Der alte Mann und die schwächelnde Jugend

Bundespräsident Rau besucht Deutschlands Nachwuchs an Drehbank und Uni, doch er findet nicht, was er sucht: frische Ideen für die Demokratie

BREMEN taz ■ Eigentlich müsste das die Woche des Johannes Rau sein. Nicht so sehr die weizsäckerianischen Reden oder brandtschen Gesten seien seine Sache, heißt es ja von diesem Bundespräsidenten, sondern das traute Gespräch mit dem Bürger. Dazu passend haben sich seine PR-Strategen eine „Sommerreise“ ausgedacht: Unter dem Motto „Reden wir über Deutschland“ tourt Rau – begleitet von einem stattlichen medialen Tross – bis Freitag durch die Republik, um Deutschlands Jugend besser kennen zu lernen.

Die Suche nach einer Frischzellenkur für die Demokratie startete das 72-jährige Staatsoberhaupt gestern Vormittag beim größten Industriearbeitgeber Bremens, im DaimlerChrysler-Werk, wo die C-Klasse vom Band rollt. 16 handverlesene Azubis sitzen mit Rau in einer Art Gesprächskreis, Industriekaufleute, Werkzeugmechaniker, Sozialversicherungsfachangestellte. Ein Gespräch im eigentlich Sinne freilich kommt bloß zäh in Gang. Nach und nach nur wagt sich die ausgesucht höfliche Daimler-Jugend aus der Reserve und beklagt vor allem die Schwächen des Bremer Bildungssystems. Freunde aus dem niedersächsischen Umland seien „viel fitter“, und dort falle auch auch nicht so viel Unterricht aus. Nach einer halben Stunde Rentenpolitik, Lehrstellenmangel und Zuwanderungsgesetz versucht der Präsident selbst, die Debatte gesellschaftskritisch aufzuladen: „Wie soll Deutschland sich gestalten“, fragt er ins Rund, „sind wir in unserem Land zu müde, zu selbstfixiert oder zu amerikanisiert?“ So richtig eingehen will auf die Metafrage niemand – dafür beklagt ein Lehrling, dass sein Kindergeldantrag seit vier Monaten unbearbeitet sei. „Das geht ja nicht, ich ruf da gleich mal an heute Nachmittag“, gibt sich der Präsident volksnah.

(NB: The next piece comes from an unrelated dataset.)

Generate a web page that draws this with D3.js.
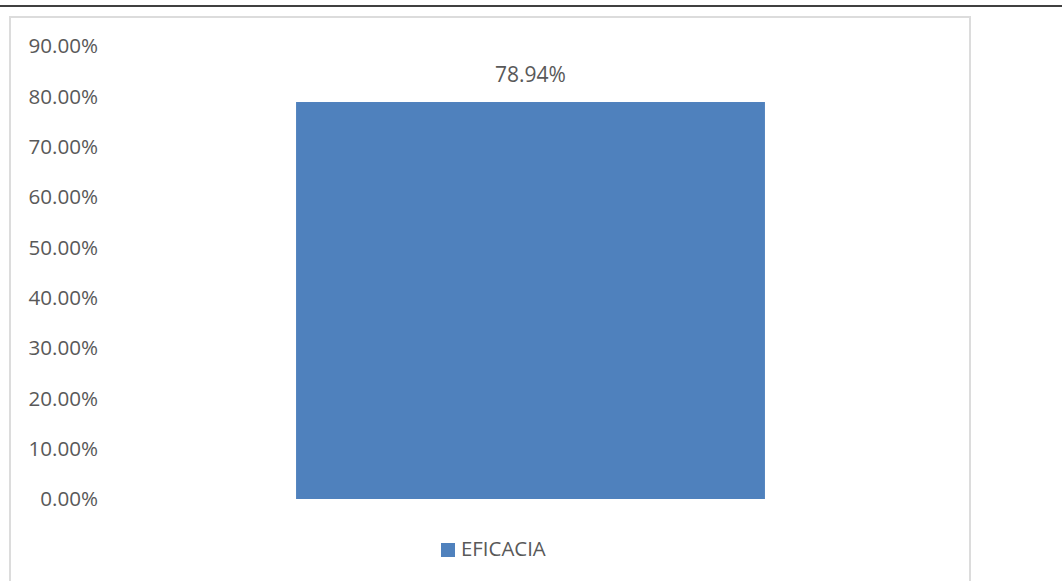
<!DOCTYPE html>
<html>
<head>
<meta charset="utf-8">
<script src="https://cdn.jsdelivr.net/npm/d3@7"></script>
<style>
  html, body { margin: 0; padding: 0; background: #ffffff; }
  svg { display: block; }
  text { font-family: "Open Sans", "Noto Sans", sans-serif; fill: #595959; }
</style>
</head>
<body>
<svg id="chart" width="1062" height="581"></svg>
<script>
// Chart data
const categories = ["EFICACIA"];
const values = [0.7894];
const yTicks = [0, 0.1, 0.2, 0.3, 0.4, 0.5, 0.6, 0.7, 0.8, 0.9];
const seriesName = "EFICACIA";

const W = 1062, H = 581;
const svg = d3.select("#chart");
const barColor = "#4f81bd";

// Page rule along the top
svg.append("rect").attr("x", 0).attr("y", 5).attr("width", W).attr("height", 2).attr("fill", "#404040");

// Chart frame
svg.append("path")
  .attr("d", `M10,${H + 2} L10,17 L970,17 L970,${H + 2}`)
  .attr("fill", "none")
  .attr("stroke", "#dcdcdc")
  .attr("stroke-width", 2);

// Plot area
const plot = { left: 105, right: 956, top: 46.4, bottom: 499 };

const y = d3.scaleLinear().domain([0, 0.9]).range([plot.bottom, plot.top]);
const x = d3.scaleBand().domain(categories).range([plot.left, plot.right])
  .paddingInner(0.2895).paddingOuter(0.2895);

// Value axis labels
const yAxis = d3.axisLeft(y).tickValues(yTicks).tickFormat(d3.format(".2%")).tickSize(0).tickPadding(0);
const gy = svg.append("g").attr("transform", `translate(98,0)`).call(yAxis);
gy.select(".domain").remove();
gy.selectAll("text").attr("font-size", 20.6).attr("fill", "#595959")
  .attr("font-family", "\"Open Sans\", \"Noto Sans\", sans-serif");

// Bars
svg.selectAll("rect.bar").data(values).join("rect")
  .attr("class", "bar")
  .attr("x", (d, i) => x(categories[i]))
  .attr("y", d => y(d))
  .attr("width", x.bandwidth())
  .attr("height", d => y(0) - y(d))
  .attr("fill", barColor);

// Data labels
svg.selectAll("text.lbl").data(values).join("text")
  .attr("class", "lbl")
  .attr("x", (d, i) => x(categories[i]) + x.bandwidth() / 2)
  .attr("y", d => y(d) - 26)
  .attr("text-anchor", "middle")
  .attr("dominant-baseline", "middle")
  .attr("font-size", 21)
  .attr("fill", "#404040")
  .text(d => d3.format(".2%")(d));

// Legend
const lg = svg.append("g").attr("transform", "translate(441,543)");
lg.append("rect").attr("width", 14).attr("height", 14).attr("fill", barColor);
lg.append("text").attr("x", 20).attr("y", 7.5)
  .attr("dominant-baseline", "middle")
  .attr("font-size", 20.4)
  .text(seriesName);
</script>
</body>
</html>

Dann wagt Rau noch einen Anlauf: „Wie steht’s denn mit dem politischen Engagement in dieser Runde?“ Bis auf einen Jugendlichen, der früher mal im „Jugendrat“ seiner Gemeinde saß, herrscht Schweigen. Rau ist enttäuscht: Klar, auch die Arbeit bei der Jugendfeuerwehr oder ein Ehrenamt im Fußballverein seien lobenswert, aber „wenn Sie nicht in Parteien, Gewerkschafts- oder Kirchenvorstände gehen, kommt der Tag, an dem ein 80-Jähriger Juso-Chef ist“.

Und was macht Rau mit knapp 80? Sitzt er weiter in Bellevue? Der Präsident schweigt, fast: „Ich bin kein Typ für den Lehnstuhl.“

Dem Menschenfischer Rau zeigten die Auto-Azubis eher eine kalte Schulter. Politische Parteien machten sich doch nur gegenseitig schlecht: „Immer dieses Gezoffe, da ist keine Zusammenarbeit da.“ Der Bundespräsident hatte verstanden: Junge Menschen, so fasste der Sozialdemokrat ein bisschen melancholisch zusammen, seien offenbar eher zu zeitlich befristeten Engagements bereit als zu einem „lebenslangen politischen Weg“.